I have three mountain metaphors this morning: a mountain river, a long mountain hike, and the mountain itself.
Most of you know the story about me trying to pull my friend Rick out of a fast moving mountain river.
I jumped to a rock in the middle of the river, grabbed the edge of the rock, and flung the rest of myself out for Rick to grab.
He was a big guy and pulled me right into the river with him.
Fifty feet beyond we could see the river drop away and disappear over a waterfall.
After an intense moment of panic something singular happened in my head.
I was in the middle of an intense kind of calm.
If this had been measured on a dial one might picture a needle moving back down from panic to peace, but it rounded the other way, through panic to peace.
It reminds me of a Kierkegaard quote I’ve since heard: “Singleness of heart is to will one thing.”
I was so busy willing one thing, simply to seize the best option to survive, there was no room for anything else.
Time slowed down.
Everything came into sharp focus. My whole being was saying, God, whatever,
whatever the possibilities are,
I’m wide open. That moment of sharp focus has been a benchmark for clarity, for being here now, for paying attention ever since.
And this morning I want to use that moment as a way to think about another quality we discover and cultivate in meditation,
spaciousness.
By opening to what arises, by seeing things clearly, by treating ourselves kindly, by fostering a sense of welcome on each inbreath and a gentle sense of release each outbreath, we are cultivating a sense of spaciousness in our minds and lives. By allowing room for all our thoughts, feelings, and experiences we’re coming gradually to realize there actually is room for all our thoughts and feelings and experience. We’re moving little by little from a sense of things feeling tight to things feeling more open, from feeling stuffy to better ventilated. And to experience life as more spacious is to experience life a more workable.
Which is one of the ways I felt going toward that waterfall. I had no illusions there was any guarantee everything would be fine, just a deep sense that I was ready to participate wholeheartedly in the process, that if there was a way through, I was completely amenable to finding it.
We don’t, thank God, often find ourselves in rushing mountain rivers sweeping toward unknown waterfalls. But we certainly find ourselves often swept up in the formidable currents of thoughts, reactions, feelings, and actions.

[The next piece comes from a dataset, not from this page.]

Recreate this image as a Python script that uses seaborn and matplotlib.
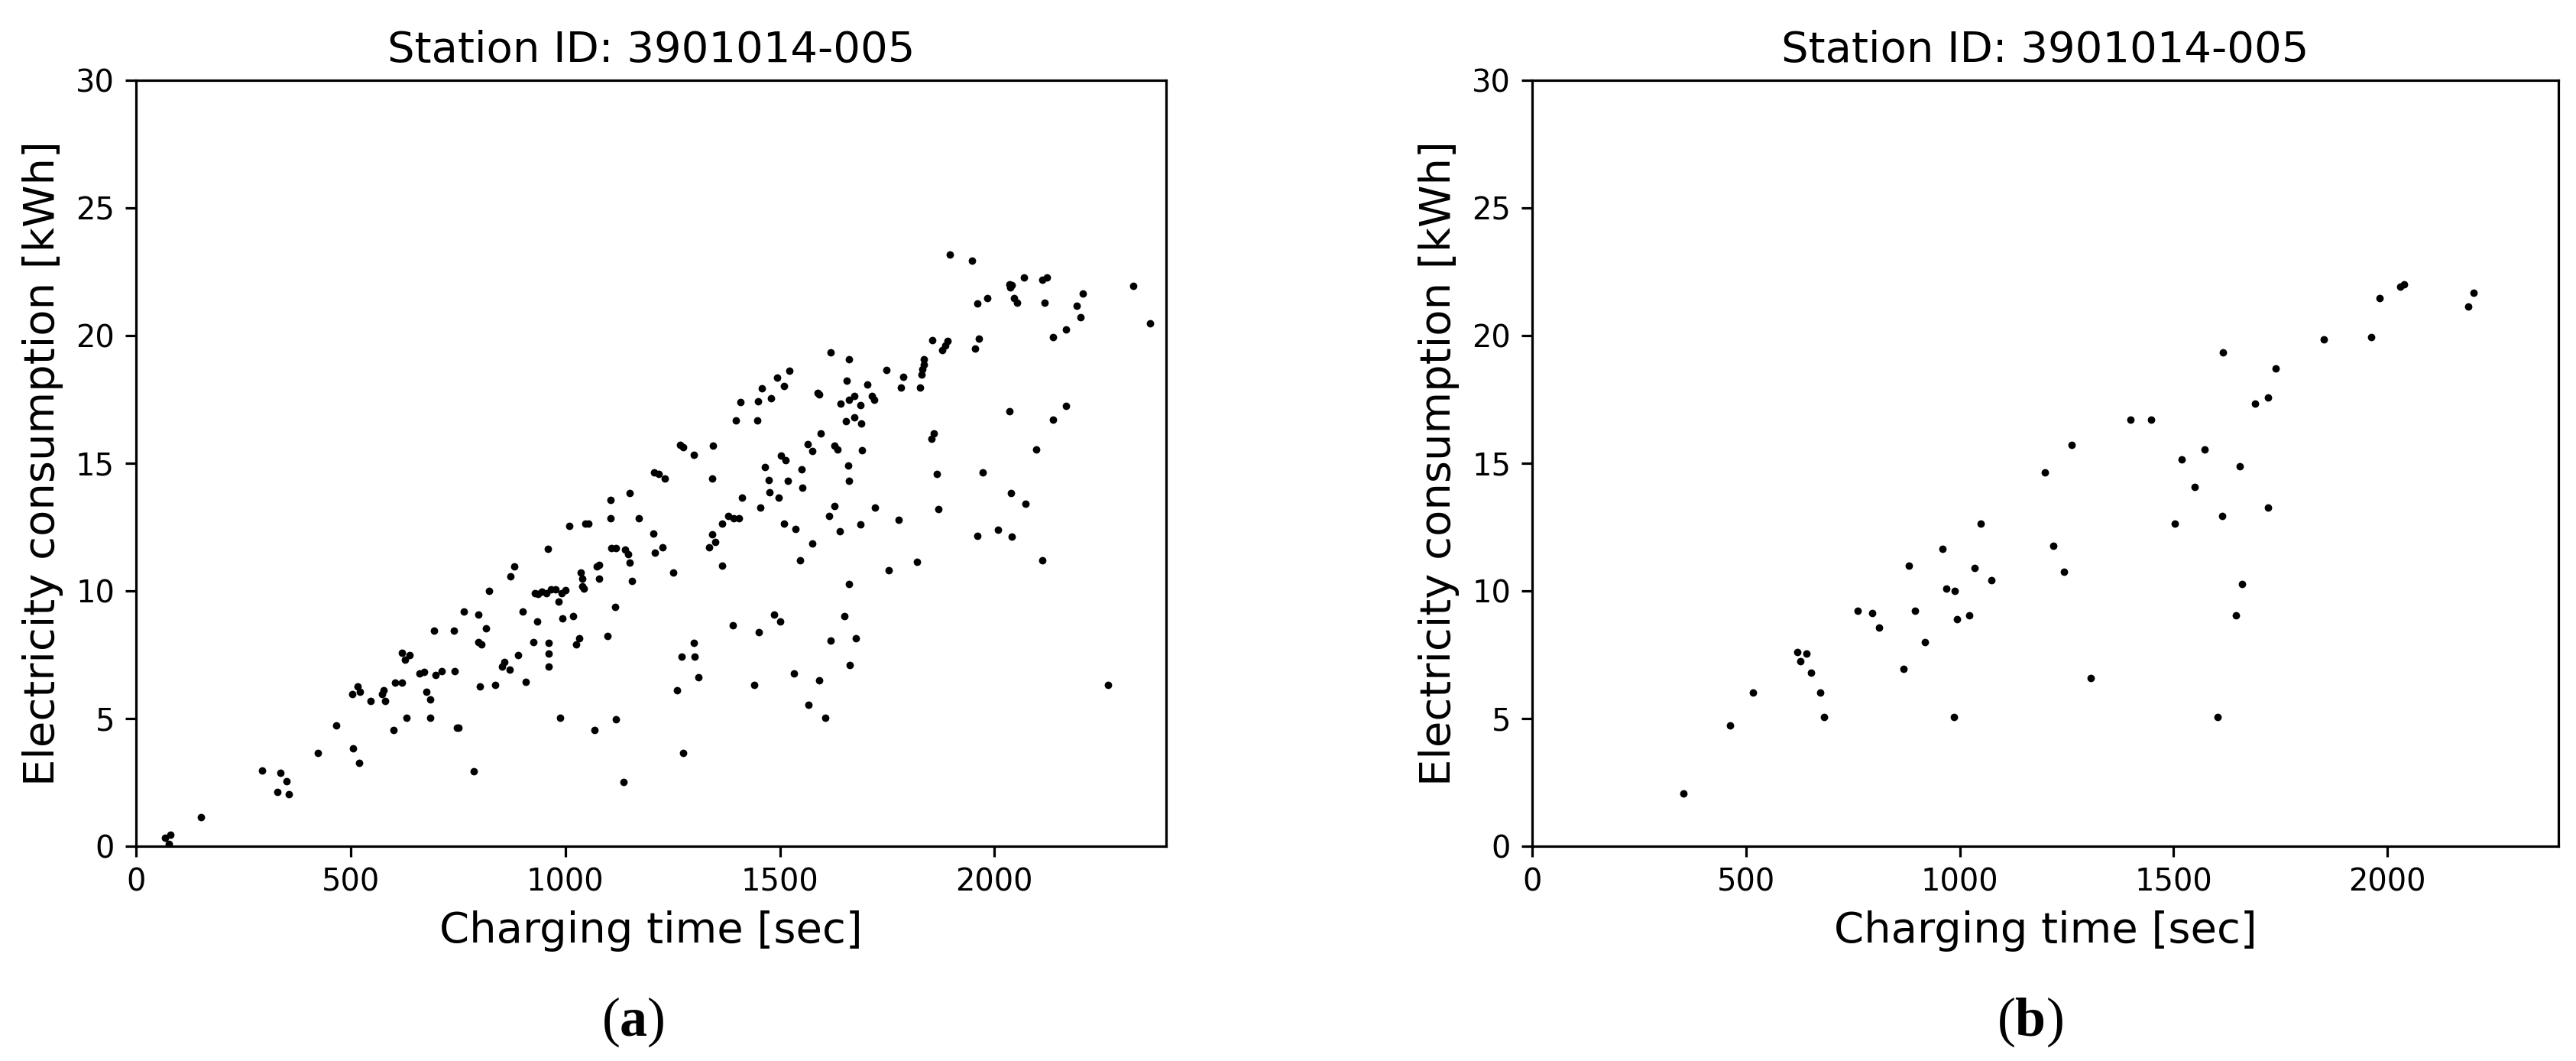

Carl Jung said that with most of our very strong (and in this context strongly unpleasant) interior experience, it’s like hiking up into the Alps during a thunderstorm: if you keep going you eventually pass out of the storm. It may well still be thundering and raining in the valley, but you’re experience the storm from a different place. The Buddhists have a saying (very similar in geography), A lot happens on a mountain. There are snakes and foxes and Carolina Chickadees, maybe a bear or two, numerous springs, countless trees, maybe part of it is sunny, another draped in cloud, there are paths in some places, laurel hells in others, but it’s all one mountain.
It's good to remember a lot happens on mountain. In one way of looking at it, we are the mountain. Not just the part where the strong feelings or thoughts are being focused. Spacious is a word to describe our experience of this reality. It’s not the same thing as going to our happy place. Instead it’s this: enlarging our awareness to encompass our reality. It’s not gimmicky of forced: it’s learning to inhabit the truth that everything belongs. Obviously this has to do with God, and ways we experience God as gracious Presence, Spirit, Mystery, Wisdom. It also has to do with grooves in the brain: a practiced perspective.
It’s not that we’re not present to the storm; it’s that we are also present to everything else. And being present to the whole instead of the most strident part invites the most generous sense of spaciousness, openness, expanded possibility.
A quick note. I’ve been emphasizing the part of our practice that has to do with not repressing the icky stuff. Everything also applies to not indulging the enticing stuff. Our brighter thoughts and moods and fantasies can become unhelpfully strident in their own way, can become compulsive, obsessive. We can get fixated on fun, too. You know that curious line from a collect we pray in the evening, God…shield the joyous.
Spaciousness grows steadily from working honestly and gently with our thoughts and feelings. Practicing how at the same moment to be neither repressive nor indulgent grooves the brain. At any point in our day, in any overwhelming current, we have the potential in the time it takes to breathe in and to breathe out to remember that a lot happens on a mountain. To experience that life is often more workable than life often feels.
Beginning at the three chimes and the singing bowl, sit comfortably with healthy posture, breathe normally, giving about 25% of your attention to the outbreath, letting whatever arises arise. Be observant, neither repressing nor indulging what comes to mind. When you find yourself thinking about something, with each outbreath simply and gently let it go by saying inwardly, ‘Thinking.’ Keep breathing, return again and again to being mindful with honesty and compassion.
At the end of ten minutes, you’ll hear again the three chimes, and the singing bowl will sing again, and I will close with a prayer.